**AIM**: Go through the material and write it all out exactly, minus the pictures.

**GIVEN DATA**:
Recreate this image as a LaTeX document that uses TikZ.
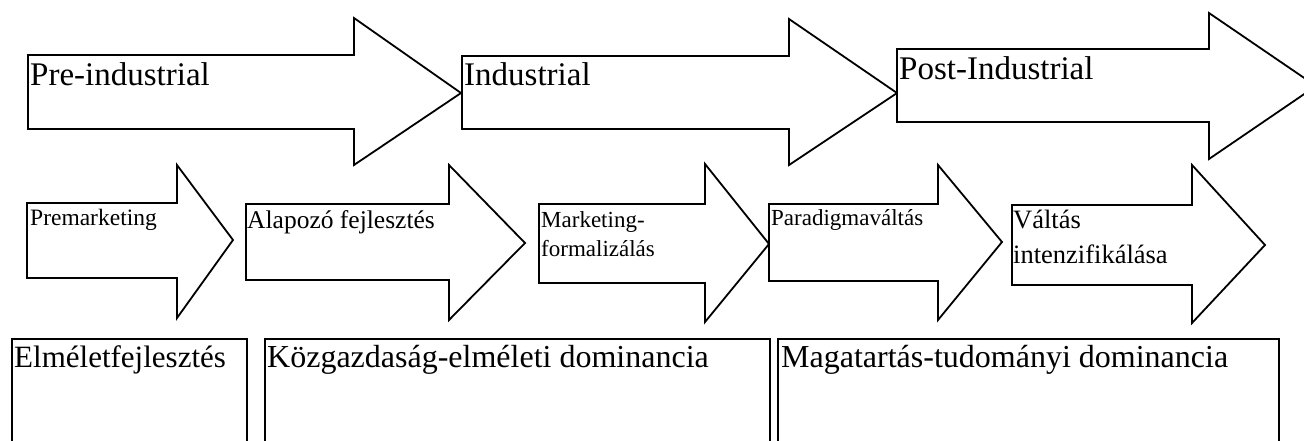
\documentclass[tikz,border=0pt]{standalone}
\usepackage{fontspec}
\setmainfont{Liberation Serif}
\newcommand\blockarrow[8]{%
  \draw[shapeline] (#1,#2) -- (#4,#2) -- (#4,#5) -- (#7,#8) -- (#4,#6) -- (#4,#3) -- (#1,#3) -- cycle;}
\begin{document}
\begin{tikzpicture}[x=1pt,y=-1pt,
  shapeline/.style={draw=black,line width=1.8pt,line join=miter,fill=white},
  lbl/.style={anchor=base west,inner sep=0pt,text=black},
  big/.style={lbl,font=\fontsize{33}{40}\selectfont},
  small/.style={lbl,font=\fontsize{23.5}{28}\selectfont},
  mid/.style={lbl,font=\fontsize{26}{31}\selectfont},
  boxlbl/.style={lbl,font=\fontsize{32}{38}\selectfont}]
\useasboundingbox (0,0) rectangle (1304,440);
\clip (0,0) rectangle (1304,440);
% top row
\blockarrow{28}{55}{129}{354}{18}{165}{461}{93}
\blockarrow{462}{56}{129}{789}{19}{165}{897}{93}
\blockarrow{897}{49}{122}{1209}{13}{159}{1316}{86}
\node[big] (pre) at (30,85) {Pre-industrial};
\node[big] (ind) at (464,85) {Industrial};
\node[big] (post) at (899,79) {Post-Industrial};
% middle row
\blockarrow{27}{203}{278}{177}{165}{318}{233}{240}
\blockarrow{246}{204}{280}{449}{165}{320}{525}{243}
\blockarrow{539}{204}{283}{705}{164}{322}{769}{244}
\blockarrow{769}{204}{281}{938}{165}{320}{1002}{242}
\blockarrow{1012}{205}{285}{1192}{165}{323}{1265}{245}
\node[small] (prem) at (30,225) {Premarketing};
\node[mid,font=\fontsize{25.5}{30}\selectfont] (alap) at (247,228) {Alapozó fejlesztés};
\node[small,font=\fontsize{23}{28}\selectfont] (mk1) at (541,227) {Marketing-};
\node[small,font=\fontsize{23}{28}\selectfont] (mk2) at (541,256) {formalizálás};
\node[small,font=\fontsize{23}{28}\selectfont] (para) at (771,225) {Paradigmaváltás};
\node[mid,font=\fontsize{26.5}{31}\selectfont] (va1) at (1013,228) {Váltás};
\node[mid,font=\fontsize{26.5}{31}\selectfont] (va2) at (1013,263) {intenzifikálása};
% bottom boxes
\draw[shapeline] (12,339) rectangle (247,470);
\draw[shapeline] (265,339) rectangle (770,470);
\draw[shapeline] (778,339) rectangle (1279,470);
\node[boxlbl,font=\fontsize{31}{37}\selectfont] (elm) at (14,367) {Elméletfejlesztés};
\node[boxlbl] (koz) at (267,367) {Közgazdaság-elméleti dominancia};
\node[boxlbl] (mag) at (781,367) {Magatartás-tudományi dominancia};
\end{tikzpicture}
\end{document}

**WRITTEN REPLY**:
Recreate this image as a LaTeX document that uses TikZ.
\documentclass[tikz,border=0pt]{standalone}
\usepackage{fontspec}
\setmainfont{Liberation Serif}
\newcommand\blockarrow[8]{%
  \draw[shapeline] (#1,#2) -- (#4,#2) -- (#4,#5) -- (#7,#8) -- (#4,#6) -- (#4,#3) -- (#1,#3) -- cycle;}
\begin{document}
\begin{tikzpicture}[x=1pt,y=-1pt,
  shapeline/.style={draw=black,line width=1.8pt,line join=miter,fill=white},
  lbl/.style={anchor=base west,inner sep=0pt,text=black},
  big/.style={lbl,font=\fontsize{33}{40}\selectfont},
  small/.style={lbl,font=\fontsize{23.5}{28}\selectfont},
  mid/.style={lbl,font=\fontsize{26}{31}\selectfont},
  boxlbl/.style={lbl,font=\fontsize{32}{38}\selectfont}]
\useasboundingbox (0,0) rectangle (1304,440);
\clip (0,0) rectangle (1304,440);
% top row
\blockarrow{28}{55}{129}{354}{18}{165}{461}{93}
\blockarrow{462}{56}{129}{789}{19}{165}{897}{93}
\blockarrow{897}{49}{122}{1209}{13}{159}{1316}{86}
\node[big] (pre) at (30,85) {Pre-industrial};
\node[big] (ind) at (464,85) {Industrial};
\node[big] (post) at (899,79) {Post-Industrial};
% middle row
\blockarrow{27}{203}{278}{177}{165}{318}{233}{240}
\blockarrow{246}{204}{280}{449}{165}{320}{525}{243}
\blockarrow{539}{204}{283}{705}{164}{322}{769}{244}
\blockarrow{769}{204}{281}{938}{165}{320}{1002}{242}
\blockarrow{1012}{205}{285}{1192}{165}{323}{1265}{245}
\node[small] (prem) at (30,225) {Premarketing};
\node[mid,font=\fontsize{25.5}{30}\selectfont] (alap) at (247,228) {Alapozó fejlesztés};
\node[small,font=\fontsize{23}{28}\selectfont] (mk1) at (541,227) {Marketing-};
\node[small,font=\fontsize{23}{28}\selectfont] (mk2) at (541,256) {formalizálás};
\node[small,font=\fontsize{23}{28}\selectfont] (para) at (771,225) {Paradigmaváltás};
\node[mid,font=\fontsize{26.5}{31}\selectfont] (va1) at (1013,228) {Váltás};
\node[mid,font=\fontsize{26.5}{31}\selectfont] (va2) at (1013,263) {intenzifikálása};
% bottom boxes
\draw[shapeline] (12,339) rectangle (247,470);
\draw[shapeline] (265,339) rectangle (770,470);
\draw[shapeline] (778,339) rectangle (1279,470);
\node[boxlbl,font=\fontsize{31}{37}\selectfont] (elm) at (14,367) {Elméletfejlesztés};
\node[boxlbl] (koz) at (267,367) {Közgazdaság-elméleti dominancia};
\node[boxlbl] (mag) at (781,367) {Magatartás-tudományi dominancia};
\end{tikzpicture}
\end{document}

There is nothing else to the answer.